Are the big IT vendors holding us back?
 

By Administrator, on 24 Nov 2011

Views : 172

Published in : Blog, Business

Its been reported by IT News of Australia that at a Gartner symposium recently analyst Dennis Gaughan said none of the big four IT vendors (Microsoft, IBM, Oracle and SAP) are “re-imagining” IT,  “You won’t find innovation in their product portfolio,” he said. “You might find it if you try and talk to the research parts of these organisations. I would argue that a lot of what they are trying to do is keep status quo and find ways to increase share of wallet. There isn’t an innovation agenda. They have to think about investors. If they get on the leading edge, it exposes and impacts them on the short-term.”

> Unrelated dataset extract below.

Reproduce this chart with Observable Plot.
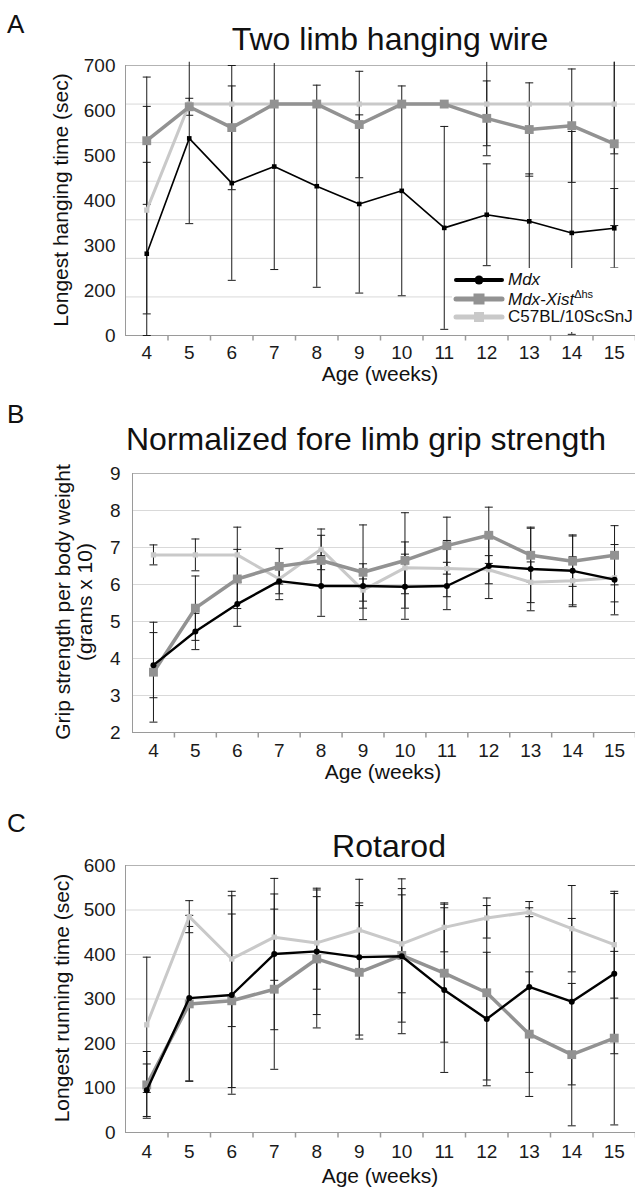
<!DOCTYPE html>
<html><head><meta charset="utf-8">
<script src="https://cdn.jsdelivr.net/npm/d3@7"></script>
<script src="https://cdn.jsdelivr.net/npm/@observablehq/plot@0.6"></script>
<style>
body{margin:0;background:#fff;}
#wrap{position:relative;width:635px;height:1188px;overflow:hidden;font-family:"Liberation Sans",Arial,sans-serif;color:#111;background:#fff;}
.panel{position:absolute;left:0;}
#overlay{position:absolute;left:0;top:0;pointer-events:none;}
#legend{position:absolute;left:452px;top:268px;width:183px;height:61px;background:#fff;font-size:17px;}
#legend .row{height:18.5px;display:flex;align-items:center;white-space:nowrap;}
#legend svg{flex:none;margin-right:3px;}
</style></head><body><div id="wrap"></div>
<script>
// ---------- data ----------
const weeks = [4,5,6,7,8,9,10,11,12,13,14,15];

// Panel A: Two limb hanging wire (sec)
const hangMdx     = [212, 511, 395, 438, 387, 341, 375, 279, 313, 296, 266, 278];
const hangMdxErr  = [237, 221, 252, 267, 262, 231, 272, 263, 132, 123, 263, 103];
const hangXist    = [505, 593, 539, 600, 600, 547, 600, 600, 563, 534, 544, 497];
const hangXistErr = [165, 22, 161, 0, 0, 138, 0, 0, 97, 121, 147, 212];
const hangC57     = [325, 600, 600, 600, 600, 600, 600, 600, 600, 600, 600, 600];
const hangC57Err  = [269, 0, 0, 0, 0, 0, 0, 0, 108, 0, 0, 129];
const hangTickLabels = ["0", "200", "300", "400", "500", "600", "700"];
const hangGrid = [0, 100, 200, 300, 400, 500, 600, 700];

// Panel B: Normalized fore limb grip strength
const gripMdx     = [3.82, 4.73, 5.47, 6.09, 5.96, 5.96, 5.94, 5.96, 6.50, 6.42, 6.37, 6.13];
const gripMdxErr  = [0.88, 0.49, 0.60, 0.50, 0.82, 0.60, 0.88, 0.64, 0.88, 1.13, 0.97, 0.95];
const gripXist    = [3.63, 5.36, 6.15, 6.49, 6.65, 6.33, 6.65, 7.05, 7.33, 6.79, 6.63, 6.79];
const gripXistErr = [1.35, 0.87, 0.80, 0.48, 0.68, 1.28, 1.29, 0.77, 0.76, 0.73, 0.68, 0.80];
const gripC57     = [6.80, 6.80, 6.80, 6.15, 6.95, 5.85, 6.45, 6.43, 6.40, 6.06, 6.10, 6.18];
const gripC57Err  = [0.27, 0.43, 0.75, 0.40, 0.55, 0.30, 0.70, 0.76, 0.38, 0.55, 0.65, 0.65];
const gripTicks = [2, 3, 4, 5, 6, 7, 8, 9];

// Panel C: Rotarod (sec)
const rotaMdx     = [95, 302, 309, 401, 407, 394, 396, 320, 255, 327, 294, 357];
const rotaMdxErr  = [59, 186, 223, 170, 142, 175, 174, 185, 150, 192, 187, 180];
const rotaXist    = [107, 289, 296, 322, 390, 360, 398, 358, 314, 221, 175, 212];
const rotaXistErr = [75, 174, 195, 180, 155, 150, 150, 155, 196, 140, 160, 195];
const rotaC57     = [242, 485, 390, 439, 426, 455, 424, 461, 482, 495, 458, 422];
const rotaC57Err  = [152, 36, 152, 97, 104, 61, 110, 55, 45, 10, 97, 120];
const rotaTicks = [0, 100, 200, 300, 400, 500, 600];

// ---------- styles ----------
const FONT = "Liberation Sans, Arial, sans-serif";
const C_BLACK = "#000", C_GRAY = "#929292", C_LIGHT = "#c9c9c9", C_ERR = "#1a1a1a";
const capSym = {draw(ctx, size){const w = Math.sqrt(size/Math.PI); ctx.moveTo(-w,0); ctx.lineTo(w,0);}};
const vtickSym = {draw(ctx, size){const w = Math.sqrt(size/Math.PI); ctx.moveTo(0,0); ctx.lineTo(0,w);}};

function rows(vals, errs){ return weeks.map((w,i)=>({week:w, v:vals[i], e:errs[i]})); }

function panel(cfg){
  const [y0, y1] = cfg.yDomain;
  const over = (y1 - y0) * 0.012;
  const series = [
    {d: rows(cfg.c57, cfg.c57Err), color: C_LIGHT, sw: 3, sym: "square", r: 3},
    {d: rows(cfg.xist, cfg.xistErr), color: C_GRAY, sw: 3.5, sym: "square", r: 5},
    {d: rows(cfg.mdx, cfg.mdxErr), color: C_BLACK, sw: cfg.blackW, sym: cfg.blackSym, r: cfg.blackR}
  ];
  const errRows = series.flatMap(s => s.d.filter(d => d.e > 0)).map(d => ({week:d.week, lo:Math.max(y0, d.v-d.e), hi:d.v+d.e}));
  const errDraw = errRows.map(d => ({week:d.week, lo:d.lo, hi:Math.min(d.hi, y1 + over)}));
  const caps = errRows.flatMap(d => d.hi > y1 + over * 0.5 ? [{week:d.week, y:d.lo}] : [{week:d.week, y:d.lo}, {week:d.week, y:d.hi}]);
  const xMin = weeks[0]-0.5, xMax = weeks[weeks.length-1]+0.5;
  const marks = [
    Plot.ruleY(cfg.grid.filter(g => g !== y0 && g !== y1), {stroke:"#d9d9d9", strokeWidth:1}),
    Plot.ruleY([y1], {stroke:"#b3b3b3", strokeWidth:1}),
    Plot.ruleY([y0], {stroke:"#9a9a9a", strokeWidth:1}),
    Plot.ruleX([xMin], {stroke:"#9a9a9a", strokeWidth:1}),
    Plot.dot(weeks.map(w => w+0.5), {x:d=>d, y:()=>y0, symbol:vtickSym, r:5, stroke:"#9a9a9a", fill:"none"}),
    Plot.ruleX(errDraw, {x:"week", y1:"lo", y2:"hi", stroke:C_ERR, strokeWidth:1}),
    Plot.dot(caps, {x:"week", y:"y", symbol:capSym, r:4, stroke:C_ERR, fill:"none", strokeWidth:1})
  ];
  for (const s of series) {
    marks.push(Plot.line(s.d, {x:"week", y:"v", stroke:s.color, strokeWidth:s.sw, curve:"linear"}));
    marks.push(Plot.dot(s.d, {x:"week", y:"v", symbol:s.sym, r:s.r, fill:s.color, stroke:"none"}));
  }
  marks.push(Plot.text(weeks, {x:d=>d, text:d=>String(d), frameAnchor:"bottom", dy:cfg.xLabelDy, lineAnchor:"middle", fontSize:19, fill:"#1a1a1a"}));
  marks.push(Plot.text(cfg.yLabels, {y:d=>d.v, text:d=>d.t, frameAnchor:"left", textAnchor:"end", dx:-cfg.yLabelGap, lineAnchor:"middle", fontSize:19, fill:"#1a1a1a"}));
  return Plot.plot({
    width: 635, height: cfg.height,
    marginLeft: cfg.left, marginRight: 0, marginTop: cfg.top, marginBottom: cfg.bottom,
    x: {type:"linear", domain:[xMin, xMax], axis:null},
    y: {type:"linear", domain:cfg.yDomain, axis:null},
    style: {fontFamily: FONT, background:"transparent", overflow:"visible"},
    marks
  });
}

const wrap = document.getElementById("wrap");
function place(node, top){ node.classList.add("panel"); node.style.top = top + "px"; wrap.appendChild(node); }

// Panel A (plot area y 65..335)
place(panel({
  yDomain:[0,700], grid:hangGrid, height:345, top:20, bottom:55, left:125,
  mdx:hangMdx, mdxErr:hangMdxErr, xist:hangXist, xistErr:hangXistErr, c57:hangC57, c57Err:hangC57Err,
  blackW:1.6, blackSym:"square", blackR:2.6,
  yLabels: hangTickLabels.map((t,i)=>({t, v: 700*i/(hangTickLabels.length-1)})),
  yLabelGap:10, xLabelDy:17
}), 45);

// Panel B (plot area y 473..732)
place(panel({
  yDomain:[2,9], grid:gripTicks, height:329, top:10, bottom:60, left:132,
  mdx:gripMdx, mdxErr:gripMdxErr, xist:gripXist, xistErr:gripXistErr, c57:gripC57, c57Err:gripC57Err,
  blackW:2.4, blackSym:"circle", blackR:3,
  yLabels: gripTicks.map(t=>({t:String(t), v:t})),
  yLabelGap:12, xLabelDy:18
}), 463);

// Panel C (plot area y 865..1132)
place(panel({
  yDomain:[0,600], grid:rotaTicks, height:333, top:10, bottom:56, left:125,
  mdx:rotaMdx, mdxErr:rotaMdxErr, xist:rotaXist, xistErr:rotaXistErr, c57:rotaC57, c57Err:rotaC57Err,
  blackW:2.4, blackSym:"circle", blackR:3,
  yLabels: rotaTicks.map(t=>({t:String(t), v:t})),
  yLabelGap:10, xLabelDy:19
}), 855);

// ---------- text overlay ----------
const ov = d3.select(wrap).append("svg").attr("id","overlay").attr("width",635).attr("height",1188)
  .style("font-family", FONT).attr("fill","#111");
const letters = [["A",33],["B",423],["C",832]];
letters.forEach(([t,y]) => ov.append("text").attr("x",7).attr("y",y).attr("font-size",26).text(t));
const titles = [["Two limb hanging wire",390,50],["Normalized fore limb grip strength",366,450],["Rotarod",389,857]];
titles.forEach(([t,x,y]) => ov.append("text").attr("x",x).attr("y",y).attr("text-anchor","middle").attr("font-size",32).text(t));
const xTitles = [[380,381],[383,779],[380,1183]];
xTitles.forEach(([x,y]) => ov.append("text").attr("x",x).attr("y",y).attr("text-anchor","middle").attr("font-size",21).text("Age (weeks)"));
const yTitles = [["Longest hanging time (sec)",68,200],["Grip strength per body weight",70,602],["(grams x 10)",92,602],["Longest running time (sec)",69,998]];
yTitles.forEach(([t,x,y]) => ov.append("text").attr("transform",`translate(${x},${y}) rotate(-90)`).attr("text-anchor","middle").attr("font-size",21).text(t));

// ---------- legend ----------
const legend = document.createElement("div");
legend.id = "legend";
const legendItems = [
  {html:'<i>Mdx</i>', color:C_BLACK, w:4, sym:"circle", s:4.5},
  {html:'<i>Mdx-Xist</i><sup style="font-size:11px">Δhs</sup>', color:C_GRAY, w:5, sym:"square", s:11},
  {html:'C57BL/10ScSnJ', color:C_LIGHT, w:5, sym:"square", s:10}
];
legend.innerHTML = legendItems.map(it => {
  const m = it.sym === "circle"
    ? `<circle cx="27" cy="9" r="${it.s}" fill="${it.color}"/>`
    : `<rect x="${27-it.s/2}" y="${9-it.s/2}" width="${it.s}" height="${it.s}" fill="${it.color}"/>`;
  return `<div class="row"><svg width="53" height="18"><line x1="4" x2="50" y1="9" y2="9" stroke="${it.color}" stroke-width="${it.w}" stroke-linecap="round"/>${m}</svg><span>${it.html}</span></div>`;
}).join("");
legend.style.paddingTop = "3px";
wrap.appendChild(legend);
</script></body></html>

In other words, these vendors are trying to hold us back.

Microsoft are partciularly keen to lock users into the Windows stack to protect their cash cows of Windows and Office. The analyst advised CIOs to consider migration to Windows 7, Office 2010 and SharePoint 10, but said they should only consider Windows 8 for tablet deployments in the short and medium term, and take extreme caution before deployment of Office365.

While for the most part the IT industry loves Microsoft (it provides many a techie with lucrative employment) I personally find the underlying complexity and sometimes downright ineptness of some of the company's products hugely frustrating. As an example the management of file permissions under Windows server is at best a blunt instrument and at worse a mess. Something that annoys me on a daily basis. Most IT people now won't know what I'm on about, but anybody who has used the no longer fashionable Netware and it's asociated directory services will understand how these things should work. In my view it's the weakness of Microsoft's file system that's driven the demand for Sharepoint.

Fortunately innovation can be found in other quarters. Apple are making inroads into the traditional desktop space which is increasingly going mobile, and Google is after Microsoft's crown jewels of collaboration and email (although Google brings with it another set of worries). Meanwhile, on the web, Open Source software, which has failed to make much impression on end users, is dominant with the majority of webservers running an open source stack ( Linux / Apache / MySQL PHP ).

Interesting times to work in IT, where an increasingly broad range of skills are going to be required.